Can anyone think of any ways to collect data on just how big AWS really is? So far it seems like everyone is just trying to infer based on the "other" line of their revenues and anecdotes from the cloud community.
If we could somehow collect information on the power usage of their data centers i think that would be the most accurate measure. You might be able to do that by using a thermo camera to determine how much heat is dissipated by their cooling systems.
If we could generate random IP samplings by crawling, and if the IP addresses are linearly incremented, then we would have a problem analogous to the German tank problem (http://en.wikipedia.org/wiki/German_tank_problem) allowing us to compute the minimum variance estimate of the total number of IPs from a random sampling as: max(IPs observed)*(1+(number of IPs observed)^-1)-1.
Their servers send an indication in the http headers:
Server: Apache/2.2.21 (Amazon)
I guess you'd need to crawl the web and look for those headers. Or maybe you could look at IP addresses? It would certainly be difficult to do with any kind of accuracy but you could probably get some decent estimates if your sample size was large enough.
Very large numbers of Amazon servers are used for something else than cranking out HTTP pages. Expect a lot of them to be crunching numbers for bio-informatics problems, physics simulations and so on. That's why there is a CUDA enabled instance.
Rendering web pages is actually one of the worst use cases for Amazon from a bang-for-the-buck perspective, especially when you factor in bandwidth.
When people are building 30,000 core compute clusters [1] on EC2 - presumably with zero publicly available web servers, I'd be very interested in any methodology that provides reasonable estimates of revenue based on public web servers.
I don't know where you got that header; S3 returns Server: AmazonS3 and http://aws.amazon.com returns Server: Server. I would suspect a lot of their backend services use custom HTTP servers, and maybe a small handful actually use apache. Moreover you'll be completely missing backend servers that have no public IP at all...

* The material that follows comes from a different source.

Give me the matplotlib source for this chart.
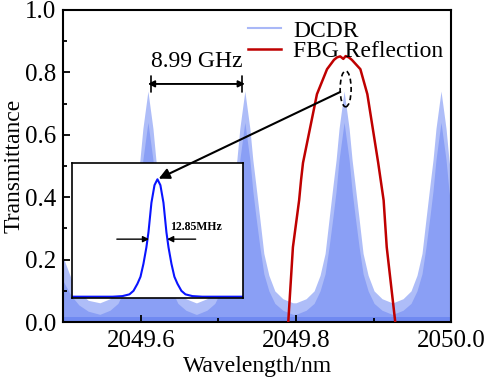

I haven't used AWS in a while. Is there a pattern to the AWS IP addresses? (e.g. are they using a set of specific blocks? ...that seems too simple). The other interesting data point would be how much AWS resource is consumed by Amazon itself. I understand that they have been moving big pieces of infrastructure onto AWS over the past couple years.
(You probably have to have showdead on to see me because I'm hellbanned. I've emailled pg to try and get this fixed, and had no response. If you happen to see this, please check my comment history to realise that I'm not at all a troll, and consider upvoting me on the offchance it will get my account back into positive karma land. Thanks!)